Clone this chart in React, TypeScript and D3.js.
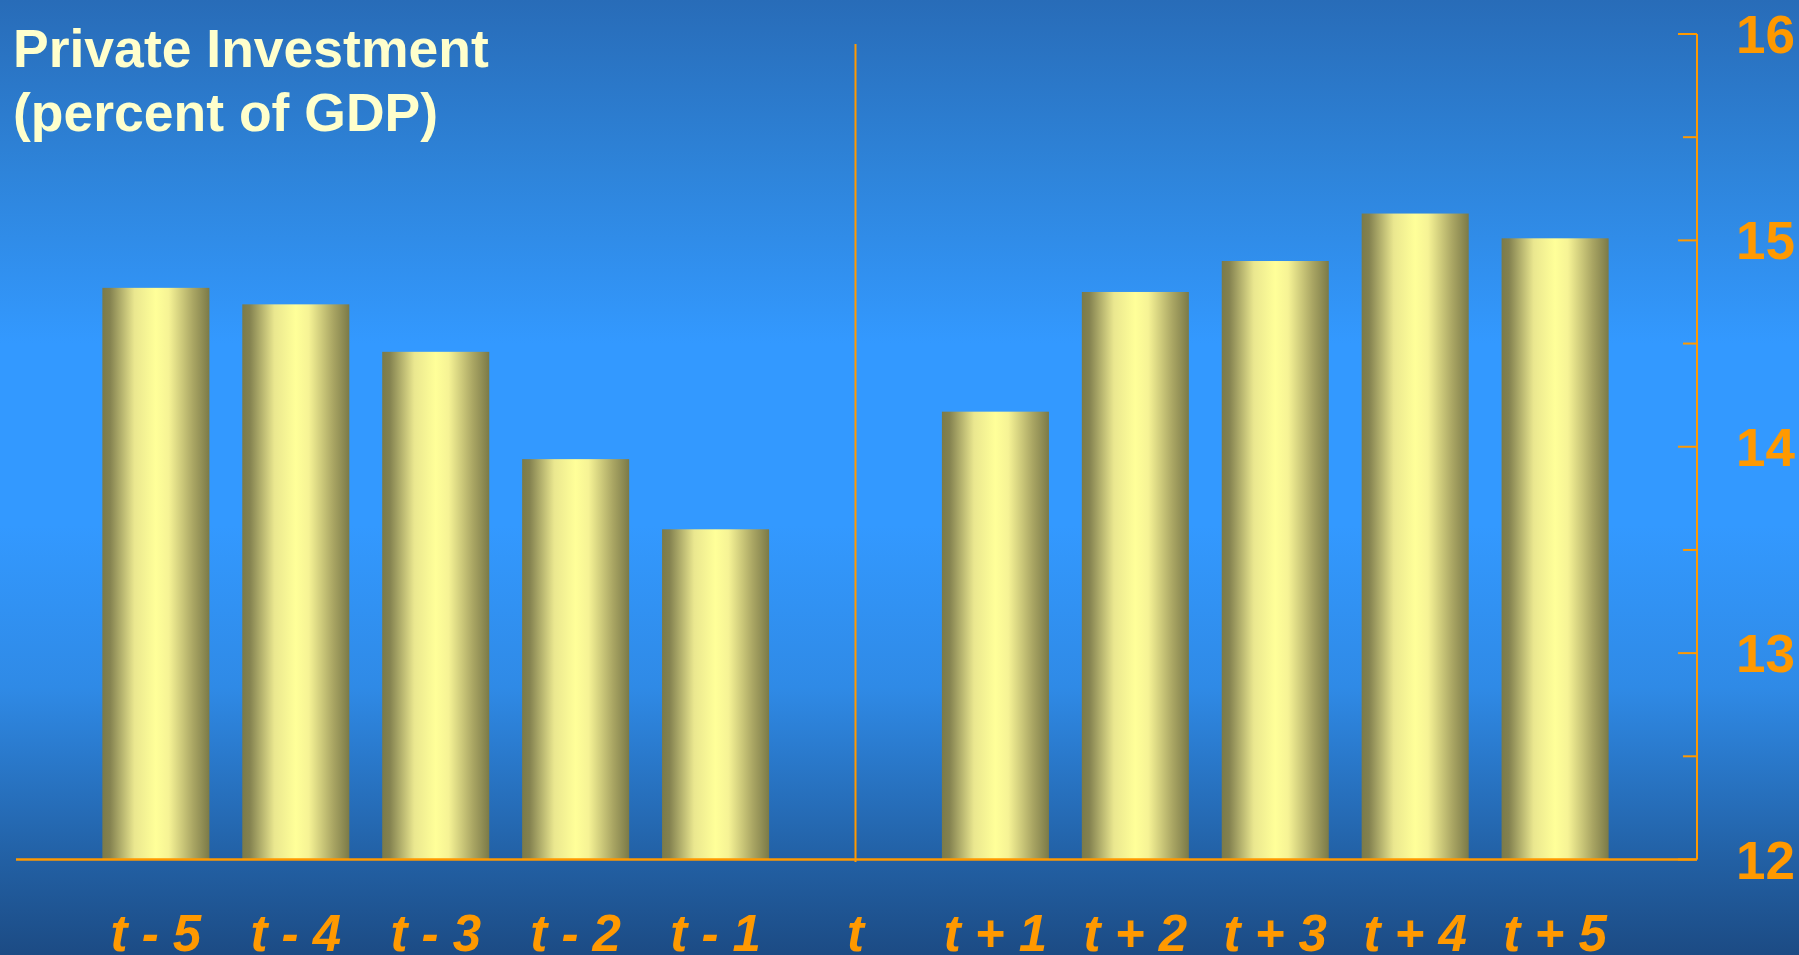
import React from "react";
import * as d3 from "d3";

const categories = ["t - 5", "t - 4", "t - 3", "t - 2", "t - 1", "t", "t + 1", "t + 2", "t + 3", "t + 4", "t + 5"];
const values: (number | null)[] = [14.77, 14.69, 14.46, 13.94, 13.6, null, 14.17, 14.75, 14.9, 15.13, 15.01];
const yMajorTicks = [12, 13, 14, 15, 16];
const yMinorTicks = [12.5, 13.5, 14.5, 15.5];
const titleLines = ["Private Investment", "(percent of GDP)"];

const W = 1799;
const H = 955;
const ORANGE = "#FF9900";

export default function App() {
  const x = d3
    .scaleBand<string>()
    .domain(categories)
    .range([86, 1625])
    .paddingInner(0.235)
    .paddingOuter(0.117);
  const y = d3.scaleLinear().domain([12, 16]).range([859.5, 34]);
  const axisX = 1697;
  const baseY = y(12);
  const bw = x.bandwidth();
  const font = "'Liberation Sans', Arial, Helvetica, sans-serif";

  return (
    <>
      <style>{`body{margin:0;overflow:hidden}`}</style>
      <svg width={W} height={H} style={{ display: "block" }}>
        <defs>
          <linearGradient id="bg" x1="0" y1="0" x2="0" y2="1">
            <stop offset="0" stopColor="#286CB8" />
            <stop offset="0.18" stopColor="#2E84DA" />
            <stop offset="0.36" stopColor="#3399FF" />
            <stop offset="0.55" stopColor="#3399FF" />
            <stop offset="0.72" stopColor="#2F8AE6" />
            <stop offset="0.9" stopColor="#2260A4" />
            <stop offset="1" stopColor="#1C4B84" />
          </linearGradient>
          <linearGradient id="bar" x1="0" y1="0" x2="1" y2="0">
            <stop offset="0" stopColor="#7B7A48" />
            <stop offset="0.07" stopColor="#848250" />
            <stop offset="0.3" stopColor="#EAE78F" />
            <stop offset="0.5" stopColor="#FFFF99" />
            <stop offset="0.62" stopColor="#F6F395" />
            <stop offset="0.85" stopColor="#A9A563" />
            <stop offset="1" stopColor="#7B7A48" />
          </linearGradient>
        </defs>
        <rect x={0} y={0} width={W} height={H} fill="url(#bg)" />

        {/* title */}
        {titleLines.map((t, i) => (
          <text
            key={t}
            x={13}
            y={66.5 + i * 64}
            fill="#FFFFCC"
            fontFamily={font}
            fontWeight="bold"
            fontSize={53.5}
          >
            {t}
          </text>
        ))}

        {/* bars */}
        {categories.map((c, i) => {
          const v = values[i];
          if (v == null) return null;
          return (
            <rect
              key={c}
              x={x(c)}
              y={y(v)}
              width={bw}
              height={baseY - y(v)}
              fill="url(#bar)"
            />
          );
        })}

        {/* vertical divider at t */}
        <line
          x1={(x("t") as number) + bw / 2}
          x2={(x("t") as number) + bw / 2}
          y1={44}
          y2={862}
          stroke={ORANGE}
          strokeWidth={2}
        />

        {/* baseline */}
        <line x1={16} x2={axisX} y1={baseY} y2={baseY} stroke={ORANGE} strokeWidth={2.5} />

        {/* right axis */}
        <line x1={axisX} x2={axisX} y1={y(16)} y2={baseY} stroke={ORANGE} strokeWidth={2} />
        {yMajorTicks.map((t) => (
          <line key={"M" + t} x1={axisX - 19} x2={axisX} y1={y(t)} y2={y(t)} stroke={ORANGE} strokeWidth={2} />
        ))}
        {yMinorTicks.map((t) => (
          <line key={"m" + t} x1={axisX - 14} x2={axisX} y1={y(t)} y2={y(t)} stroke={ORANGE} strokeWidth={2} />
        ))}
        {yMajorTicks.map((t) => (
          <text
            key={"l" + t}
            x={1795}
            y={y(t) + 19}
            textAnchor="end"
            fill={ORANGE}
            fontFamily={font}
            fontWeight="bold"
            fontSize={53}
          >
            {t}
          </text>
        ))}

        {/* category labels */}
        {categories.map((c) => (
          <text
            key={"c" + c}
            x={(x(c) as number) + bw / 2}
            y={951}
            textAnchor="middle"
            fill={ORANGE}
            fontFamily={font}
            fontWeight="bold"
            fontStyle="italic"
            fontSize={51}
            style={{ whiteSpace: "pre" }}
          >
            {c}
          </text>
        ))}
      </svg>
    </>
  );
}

__Written problem__: Using the listing, collect all lines in which the string "React" is found.

__Complete answer__:
Clone this chart in React, TypeScript and D3.js.
import React from "react";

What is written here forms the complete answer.